Washington, Dec 12 (EFE).- The White House said Monday that the US relationship with Taiwan cannot be reduced to a “bargaining chip” and that President Barack Obama continues to be “firmly committed” to the policy of “one China,” the continuity of which has been placed in doubt by his successor, Donald Trump.
“The United States government, under the leadership of President Obama, has been and remains firmly committed to our one-China policy,” White House spokesman Josh Earnest told reporters at his daily press briefing.
“That’s also the policy, by the way, that previous presidents in both parties have pursued and our country has benefited from adherence to that policy,” Earnest added.
“The United States does not view Taiwan and our relationship with Taiwan as a bargaining chip. Taiwan is not a source of leverage, it’s a close partner of the United States. And bargaining that away is not something that this administration believes is our best interest,” he went on to say.

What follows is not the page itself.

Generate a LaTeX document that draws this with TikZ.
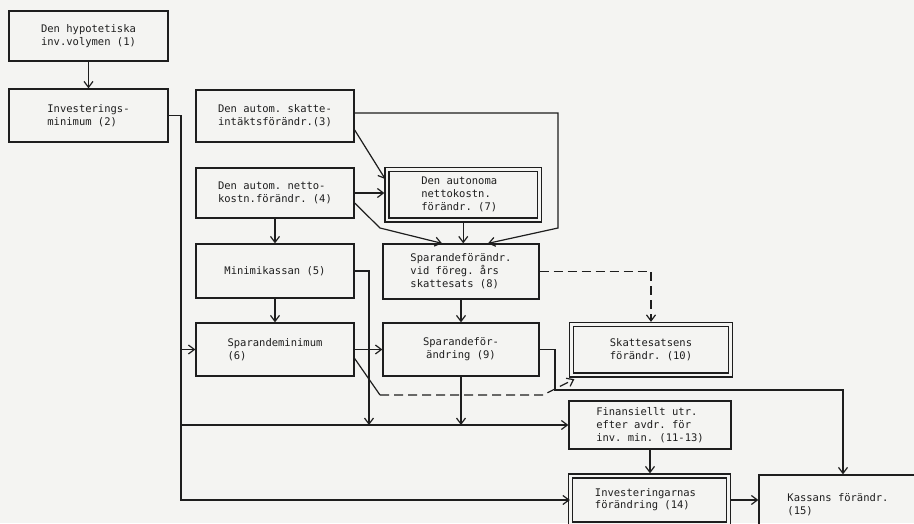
\documentclass[tikz,border=0pt]{standalone}
\usepackage{fontspec}
\setmonofont{DejaVu Sans Mono}
\usetikzlibrary{arrows.meta,calc}
\definecolor{bg}{RGB}{244,244,242}
\definecolor{ink}{RGB}{30,30,30}
\tikzset{
  box/.style={draw=ink, line width=1.3pt, inner sep=0pt, text=ink,
    font=\ttfamily\fontsize{10.5}{13}\selectfont, align=left},
  dbox/.style={box, double=bg, double distance=2.6pt},
  arr/.style={draw=ink, line width=1.2pt, -{Straight Barb[length=6pt,width=9pt]}},
  ln/.style={draw=ink, line width=1.2pt},
  dsh/.style={dash pattern=on 9pt off 5pt},
}
\begin{document}
\begin{tikzpicture}[x=1pt,y=-1pt]
\useasboundingbox (0,0) rectangle (914,523);
\clip (0,0) rectangle (914,523);
\fill[bg] (0,0) rectangle (914,523);

% boxes
\node[box, minimum width=159, minimum height=50] (B1) at (88.5,36) {Den hypotetiska\\inv.volymen (1)};
\node[box, minimum width=159, minimum height=53] (B2) at (88.5,115.5) {Investerings-\\minimum (2)};
\node[box, minimum width=158, minimum height=52] (B3) at (275,116) {Den autom. skatte-\\intäktsförändr.(3)};
\node[box, minimum width=158, minimum height=50] (B4) at (275,193) {Den autom. netto-\\kostn.förändr. (4)};
\node[box, minimum width=158, minimum height=54] (B5) at (275,271) {Minimikassan (5)};
\node[box, minimum width=158, minimum height=53] (B6) at (275,349.5) {Sparandeminimum\\(6)};
\node[dbox, minimum width=152.5, minimum height=50.5] (B7) at (463.25,194.75) {\hspace*{-8pt}Den autonoma\\\hspace*{-8pt}nettokostn.\\\hspace*{-8pt}förändr. (7)};
\node[box, minimum width=156, minimum height=55] (B8) at (461,271.5) {Sparandeförändr.\\vid föreg. års\\skattesats (8)};
\node[box, minimum width=156, minimum height=53, align=center] (B9) at (461,349.5) {Sparandeför-\\ändring (9)};
\node[dbox, minimum width=159, minimum height=50.5, align=center] (B10) at (651,349.75) {Skattesatsens\\förändr. (10)};
\node[box, minimum width=162, minimum height=48] (B11) at (650,425) {Finansiellt utr.\\efter avdr. för\\inv. min. (11-13)};
\node[dbox, minimum width=158, minimum height=48, font=\ttfamily\fontsize{10.5}{12}\selectfont] (B14) at (649.5,500) {\hspace*{-8pt}Investeringarnas\\\hspace*{-8pt}förändring (14)};
\node[box, minimum width=168, minimum height=60] (B15) at (843,505) {\hspace*{-10pt}Kassans förändr.\\\hspace*{-10pt}(15)};

% helper coordinates
\coordinate (vx) at (181,500);
\coordinate (j5) at (369,425);
\coordinate (k4) at (380,228);
\coordinate (r3a) at (558,113);
\coordinate (r3b) at (558,228);
\coordinate (k6) at (380,395);
\coordinate (k6b) at (543,395);
\coordinate (k9) at (555,390);

% connectors
\draw[arr] (B1) -- (B2);
\draw[arr] (B2.east) -| (vx) |- (B14.west);
\draw[arr] (vx |- B6.west) -- (B6.west);
\draw[arr] (vx |- B11.west) -- (B11.west);

\draw[arr, shorten >=2pt] ($(B3.east)+(0,14)$) -- ($(B7.west)+(0,-14)$);
\draw[arr, shorten >=2pt] (B4.east) -- (B4.east -| B7.west);
\draw[arr] ($(B4.east)+(0,10)$) -- (k4) -- ($(B8.north)+(-19,0)$);
\draw[arr] ($(B3.east)+(0,-3)$) -- (r3a) -- (r3b) -- ($(B8.north)+(27,0)$);
\draw[arr, shorten <=2pt] (B7.south) -- (B7.south |- B8.north);

\draw[arr] (B4) -- (B5);
\draw[arr] (B5) -- (B6);
\draw[arr] (B5.east) -| (j5);
\draw[arr] (B6.east) -- (B9.west);

\draw[ln] ($(B6.east)+(0,9)$) -- (k6);
\draw[arr, dsh] (k6) -- (k6b) -- ($(B10.south west)+(3.5,3.5)$);
\draw[arr, dsh, shorten >=2pt] (B8.east) -| (B10.north);

\draw[arr] (B8) -- (B9);
\draw[arr] (B9.east) -| (k9) -| (B15.north);
\draw[arr] (B9.south) -- (B9.south |- B11.west);

\draw[arr, shorten >=2pt] (B11.south) -- (B11.south |- B14.north);
\draw[arr, shorten <=2pt] (B14.east) -- (B14.east -| B15.west);
\end{tikzpicture}
\end{document}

Trump has called into question the need for the “one China” policy, whereby Washington recognizes only Beijing as the official Chinese government, a policy that China has insisted upon and which has been the basis of the bilateral relationship since 1972.
“I don’t know why we have to be bound by a ‘one China’ policy unless we make a deal with China having to do with other things, including trade,” Trump said in an interview with Fox News broadcast on Sunday.

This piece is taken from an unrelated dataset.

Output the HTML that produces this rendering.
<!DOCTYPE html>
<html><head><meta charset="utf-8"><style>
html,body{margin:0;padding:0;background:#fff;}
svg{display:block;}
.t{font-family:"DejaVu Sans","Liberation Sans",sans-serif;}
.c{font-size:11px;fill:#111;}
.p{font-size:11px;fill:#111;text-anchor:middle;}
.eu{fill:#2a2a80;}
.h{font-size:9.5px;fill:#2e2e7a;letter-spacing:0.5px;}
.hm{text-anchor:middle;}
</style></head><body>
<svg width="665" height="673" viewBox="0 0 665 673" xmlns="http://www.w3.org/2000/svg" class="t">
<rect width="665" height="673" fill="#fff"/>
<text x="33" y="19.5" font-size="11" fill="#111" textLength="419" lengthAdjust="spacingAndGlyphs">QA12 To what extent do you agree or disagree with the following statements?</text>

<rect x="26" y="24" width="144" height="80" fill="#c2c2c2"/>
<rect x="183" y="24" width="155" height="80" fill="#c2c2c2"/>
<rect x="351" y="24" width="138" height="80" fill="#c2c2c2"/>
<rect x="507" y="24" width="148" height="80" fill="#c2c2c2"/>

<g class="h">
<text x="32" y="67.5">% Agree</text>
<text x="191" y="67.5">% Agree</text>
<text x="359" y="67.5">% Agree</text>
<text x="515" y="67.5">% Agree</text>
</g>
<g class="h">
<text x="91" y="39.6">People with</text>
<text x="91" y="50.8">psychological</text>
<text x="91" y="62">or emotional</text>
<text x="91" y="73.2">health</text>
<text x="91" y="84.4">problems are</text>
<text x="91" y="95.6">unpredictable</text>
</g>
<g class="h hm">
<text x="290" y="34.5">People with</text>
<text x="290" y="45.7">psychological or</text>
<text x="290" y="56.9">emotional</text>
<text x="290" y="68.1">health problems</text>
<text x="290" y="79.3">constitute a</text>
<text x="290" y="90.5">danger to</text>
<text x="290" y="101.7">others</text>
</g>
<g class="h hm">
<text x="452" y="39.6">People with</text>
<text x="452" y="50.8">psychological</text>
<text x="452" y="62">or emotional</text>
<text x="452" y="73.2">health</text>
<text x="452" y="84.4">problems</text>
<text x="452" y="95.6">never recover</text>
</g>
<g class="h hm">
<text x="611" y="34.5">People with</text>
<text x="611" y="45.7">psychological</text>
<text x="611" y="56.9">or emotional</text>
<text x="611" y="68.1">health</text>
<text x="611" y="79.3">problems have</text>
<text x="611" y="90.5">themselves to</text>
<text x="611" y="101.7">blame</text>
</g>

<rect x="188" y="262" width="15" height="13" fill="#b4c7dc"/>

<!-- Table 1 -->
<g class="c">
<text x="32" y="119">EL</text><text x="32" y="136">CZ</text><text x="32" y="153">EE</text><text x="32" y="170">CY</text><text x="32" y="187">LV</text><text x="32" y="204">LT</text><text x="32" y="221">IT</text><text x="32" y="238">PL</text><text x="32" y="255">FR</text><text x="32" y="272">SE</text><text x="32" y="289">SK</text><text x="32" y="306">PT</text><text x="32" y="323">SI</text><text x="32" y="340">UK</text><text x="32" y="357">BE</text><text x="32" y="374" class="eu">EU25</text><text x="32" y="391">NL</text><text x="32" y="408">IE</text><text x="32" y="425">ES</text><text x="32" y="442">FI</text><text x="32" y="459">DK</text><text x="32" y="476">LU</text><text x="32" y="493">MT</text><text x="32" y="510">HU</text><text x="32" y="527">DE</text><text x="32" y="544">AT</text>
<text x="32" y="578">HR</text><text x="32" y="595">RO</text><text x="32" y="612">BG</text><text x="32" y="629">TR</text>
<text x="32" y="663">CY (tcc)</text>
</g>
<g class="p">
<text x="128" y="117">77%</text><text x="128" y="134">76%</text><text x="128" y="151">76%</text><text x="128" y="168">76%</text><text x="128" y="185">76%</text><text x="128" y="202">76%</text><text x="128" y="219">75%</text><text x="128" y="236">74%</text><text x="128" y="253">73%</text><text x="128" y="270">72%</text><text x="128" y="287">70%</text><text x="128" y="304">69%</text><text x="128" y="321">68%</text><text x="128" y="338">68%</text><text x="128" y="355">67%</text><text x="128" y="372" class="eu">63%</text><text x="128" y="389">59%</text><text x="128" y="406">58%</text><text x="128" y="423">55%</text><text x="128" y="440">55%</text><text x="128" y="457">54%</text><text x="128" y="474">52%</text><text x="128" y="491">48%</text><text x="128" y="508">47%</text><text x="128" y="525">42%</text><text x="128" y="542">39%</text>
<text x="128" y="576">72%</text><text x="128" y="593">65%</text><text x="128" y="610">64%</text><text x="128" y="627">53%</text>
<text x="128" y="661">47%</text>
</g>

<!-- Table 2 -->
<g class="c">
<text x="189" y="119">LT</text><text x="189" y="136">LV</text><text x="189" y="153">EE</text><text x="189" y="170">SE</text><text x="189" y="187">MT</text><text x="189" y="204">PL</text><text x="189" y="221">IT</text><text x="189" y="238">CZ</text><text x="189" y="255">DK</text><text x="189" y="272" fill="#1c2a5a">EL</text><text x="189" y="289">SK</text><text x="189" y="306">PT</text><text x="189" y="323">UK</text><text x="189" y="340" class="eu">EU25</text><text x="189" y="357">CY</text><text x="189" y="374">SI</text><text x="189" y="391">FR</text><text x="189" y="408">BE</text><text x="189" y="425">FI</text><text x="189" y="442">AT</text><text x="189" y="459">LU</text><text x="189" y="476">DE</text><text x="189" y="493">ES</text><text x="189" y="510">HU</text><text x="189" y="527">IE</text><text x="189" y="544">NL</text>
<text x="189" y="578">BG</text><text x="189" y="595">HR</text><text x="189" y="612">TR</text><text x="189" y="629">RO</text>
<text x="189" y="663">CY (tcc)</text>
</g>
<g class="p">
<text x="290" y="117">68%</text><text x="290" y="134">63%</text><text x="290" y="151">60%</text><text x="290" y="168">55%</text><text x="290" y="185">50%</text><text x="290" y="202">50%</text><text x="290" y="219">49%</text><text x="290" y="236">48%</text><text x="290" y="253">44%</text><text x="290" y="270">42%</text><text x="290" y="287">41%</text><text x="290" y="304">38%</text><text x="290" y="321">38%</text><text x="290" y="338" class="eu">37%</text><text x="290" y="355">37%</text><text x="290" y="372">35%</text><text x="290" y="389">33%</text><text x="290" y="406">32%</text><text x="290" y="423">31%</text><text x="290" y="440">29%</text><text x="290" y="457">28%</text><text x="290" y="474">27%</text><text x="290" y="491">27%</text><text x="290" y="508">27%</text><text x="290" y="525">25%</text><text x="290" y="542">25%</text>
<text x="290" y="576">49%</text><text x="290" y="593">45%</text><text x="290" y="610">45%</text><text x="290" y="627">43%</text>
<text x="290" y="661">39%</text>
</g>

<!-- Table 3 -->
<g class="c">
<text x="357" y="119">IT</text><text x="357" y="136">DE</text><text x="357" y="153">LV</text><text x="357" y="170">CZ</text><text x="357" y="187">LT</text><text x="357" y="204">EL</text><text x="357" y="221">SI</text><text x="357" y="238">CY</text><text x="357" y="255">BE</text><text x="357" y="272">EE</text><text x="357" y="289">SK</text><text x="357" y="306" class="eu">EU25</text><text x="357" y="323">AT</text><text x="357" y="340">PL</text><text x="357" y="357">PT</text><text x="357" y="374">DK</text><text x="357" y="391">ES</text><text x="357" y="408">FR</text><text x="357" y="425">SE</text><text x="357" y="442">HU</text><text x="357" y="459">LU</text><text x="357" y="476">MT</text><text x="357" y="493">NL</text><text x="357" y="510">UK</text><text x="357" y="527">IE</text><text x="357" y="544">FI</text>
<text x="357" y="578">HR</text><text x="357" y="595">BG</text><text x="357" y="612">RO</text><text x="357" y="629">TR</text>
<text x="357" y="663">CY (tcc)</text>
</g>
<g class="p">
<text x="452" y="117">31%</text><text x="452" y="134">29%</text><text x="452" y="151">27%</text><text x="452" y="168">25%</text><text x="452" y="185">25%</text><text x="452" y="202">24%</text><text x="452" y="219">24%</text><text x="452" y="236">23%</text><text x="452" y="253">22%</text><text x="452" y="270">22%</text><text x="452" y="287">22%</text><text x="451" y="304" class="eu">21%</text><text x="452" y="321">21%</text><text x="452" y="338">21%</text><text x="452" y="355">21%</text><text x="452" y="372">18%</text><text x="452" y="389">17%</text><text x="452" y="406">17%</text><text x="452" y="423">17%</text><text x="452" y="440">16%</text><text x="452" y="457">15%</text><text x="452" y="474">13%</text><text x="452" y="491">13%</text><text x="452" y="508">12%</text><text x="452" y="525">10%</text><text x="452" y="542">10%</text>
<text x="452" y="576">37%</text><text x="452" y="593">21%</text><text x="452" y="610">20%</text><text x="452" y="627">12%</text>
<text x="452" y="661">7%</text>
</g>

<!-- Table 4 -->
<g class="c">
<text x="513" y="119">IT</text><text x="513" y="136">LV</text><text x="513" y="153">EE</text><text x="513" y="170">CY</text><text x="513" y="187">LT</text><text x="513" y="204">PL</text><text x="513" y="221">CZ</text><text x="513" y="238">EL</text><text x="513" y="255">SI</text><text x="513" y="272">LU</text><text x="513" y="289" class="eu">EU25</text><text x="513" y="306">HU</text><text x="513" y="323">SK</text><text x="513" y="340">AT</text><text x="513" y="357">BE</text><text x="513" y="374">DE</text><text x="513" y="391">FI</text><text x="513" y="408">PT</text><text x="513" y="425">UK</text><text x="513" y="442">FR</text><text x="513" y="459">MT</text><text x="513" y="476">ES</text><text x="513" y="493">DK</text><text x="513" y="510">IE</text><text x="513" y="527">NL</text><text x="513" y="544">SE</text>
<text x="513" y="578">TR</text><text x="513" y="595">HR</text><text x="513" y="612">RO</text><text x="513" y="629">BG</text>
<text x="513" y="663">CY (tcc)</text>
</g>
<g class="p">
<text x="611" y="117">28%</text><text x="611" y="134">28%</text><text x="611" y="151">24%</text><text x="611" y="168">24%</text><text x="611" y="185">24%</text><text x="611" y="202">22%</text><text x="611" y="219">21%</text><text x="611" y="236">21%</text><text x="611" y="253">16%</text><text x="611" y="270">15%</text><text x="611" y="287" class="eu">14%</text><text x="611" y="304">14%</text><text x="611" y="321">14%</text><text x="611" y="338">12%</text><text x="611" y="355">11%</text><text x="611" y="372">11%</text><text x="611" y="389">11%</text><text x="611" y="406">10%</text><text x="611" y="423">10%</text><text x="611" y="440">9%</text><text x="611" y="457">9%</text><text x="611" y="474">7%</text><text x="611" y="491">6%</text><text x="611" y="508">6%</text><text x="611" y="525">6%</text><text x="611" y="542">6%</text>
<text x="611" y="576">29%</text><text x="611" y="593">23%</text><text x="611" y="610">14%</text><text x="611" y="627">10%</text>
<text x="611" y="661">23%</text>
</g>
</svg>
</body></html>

The kind of progress that the Obama administration has achieved in cooperating with Beijing on such issues as climate change or the nuclear agreement with Iran is much more difficult if bilateral tensions rise, Earnest said.

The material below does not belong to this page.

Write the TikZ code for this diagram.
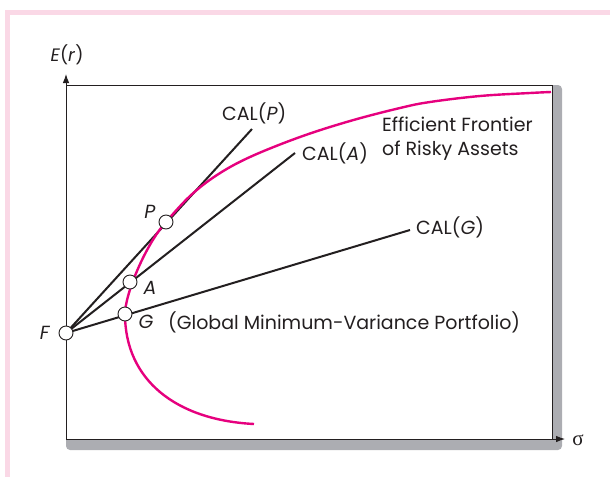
\documentclass[tikz,border=0pt]{standalone}
\usepackage{fontspec}
\setmainfont{Poppins}
\newfontfamily\greekfont{Liberation Serif}
\usetikzlibrary{arrows.meta}
\definecolor{framepink}{RGB}{250,216,230}
\definecolor{rubine}{RGB}{230,0,126}
\definecolor{shadowgray}{RGB}{172,173,178}
\definecolor{ink}{RGB}{35,31,32}
\tikzset{
  lbl/.style={inner sep=0pt, text=ink, font=\fontsize{19}{24}\selectfont},
  cal/.style={draw=ink, line width=2pt},
  dot/.style={circle, draw=ink, fill=white, line width=0.9pt, minimum size=14pt, inner sep=0pt},
  axis/.style={draw=ink, line width=0.9pt, -{Latex[length=9pt,width=6.5pt]}},
  frontier/.style={draw=rubine, line width=2.4pt}
}
\begin{document}
\begin{tikzpicture}[x=1pt,y=-1pt]
\useasboundingbox (0,0) rectangle (610,477);
% pink frame
\fill[framepink] (5,10) rectangle (610,15);
\fill[framepink] (5,10) rectangle (10,477);
% shadow and plot box
\fill[shadowgray, rounded corners=4pt] (66,85) rectangle (562,450);
\fill[white] (66,85) rectangle (552,439);
\draw[ink, line width=0.7pt] (66,85) -- (552,85) -- (552,439);
% axes
\coordinate (O) at (66,439);
\coordinate (Ytip) at (66,74);
\coordinate (Xtip) at (565,439);
\draw[axis] (O) -- (Ytip);
\draw[axis] (O) -- (Xtip);
\node[lbl, font=\fontsize{18}{20}\selectfont] (Er) at (67,55) {\textit{E}(\textit{r})};
\node[lbl, font=\greekfont\fontsize{21}{24}\selectfont] (sig) at (578,440) {σ};
% points
\coordinate (Fc) at (66,333);
\coordinate (Pc) at (166,222);
\coordinate (Ac) at (130,282);
\coordinate (Gc) at (125,314);
\coordinate (endP) at (252,129);
\coordinate (endA) at (295,153);
\coordinate (endG) at (410,230);
% CAL lines
\draw[cal] (Fc) -- (endP);
\draw[cal] (Fc) -- (endA);
\draw[cal] (Fc) -- (endG);
% efficient frontier
\draw[frontier] (254,424) .. controls (176,420) and (125,380) .. (Gc)
  .. controls (125,294) and (145.8,244.2) .. (Pc)
  -- plot[smooth, tension=0.6] coordinates {
  (166,222) (190,196) (217,175) (250,157) (300,137) (350,121)
  (400,108) (430,102) (480,96) (530,93) (551,92)};
% portfolio circles
\node[dot] (F) at (Fc) {};
\node[dot] (P) at (Pc) {};
\node[dot] (A) at (Ac) {};
\node[dot] (G) at (Gc) {};
% labels
\node[lbl] (Flbl) at (45,333) {\textit{F}};
\node[lbl] (Plbl) at (150,212) {\textit{P}};
\node[lbl] (Albl) at (150,288) {\textit{A}};
\node[lbl] (Glbl) at (146,322) {\textit{G}};
\node[lbl, anchor=west] (gmv) at (168,322) {(Global Minimum-Variance Portfolio)};
\node[lbl, anchor=west] (calP) at (222,113) {CAL(\textit{P})};
\node[lbl, anchor=west] (calA) at (302,153) {CAL(\textit{A})};
\node[lbl, anchor=west] (calG) at (416,227) {CAL(\textit{G})};
\node[lbl, anchor=west, align=left] (eff) at (382,139) {Efficient Frontier\\of Risky Assets};
\end{tikzpicture}
\end{document}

The Asian giant considers Taiwan to be a rebel province, and Chinese Foreign Ministry spokesman Geng Shuang warned Monday that if the principle whereby Beijing insists that it be recognized as the sole government of China were to be compromised or interrupted, stable growth in relations between China and the United States “is not possible.”
Trump sparked outrage in China by accepting a telephone call from Taiwanese President Tsai Ing-wen in early December, the first top-level contact between the two countries in almost 40 years.
Since then, Trump has said, “I don’t want China dictating to me. Why should some other nation be able to say I can’t take a call?”
“I fully understand the ‘one China’ policy, but I don’t know why we have to be bound by a ‘one China’ policy unless we make a deal with China having to do with other things, including trade,” he said in an interview with Fox News.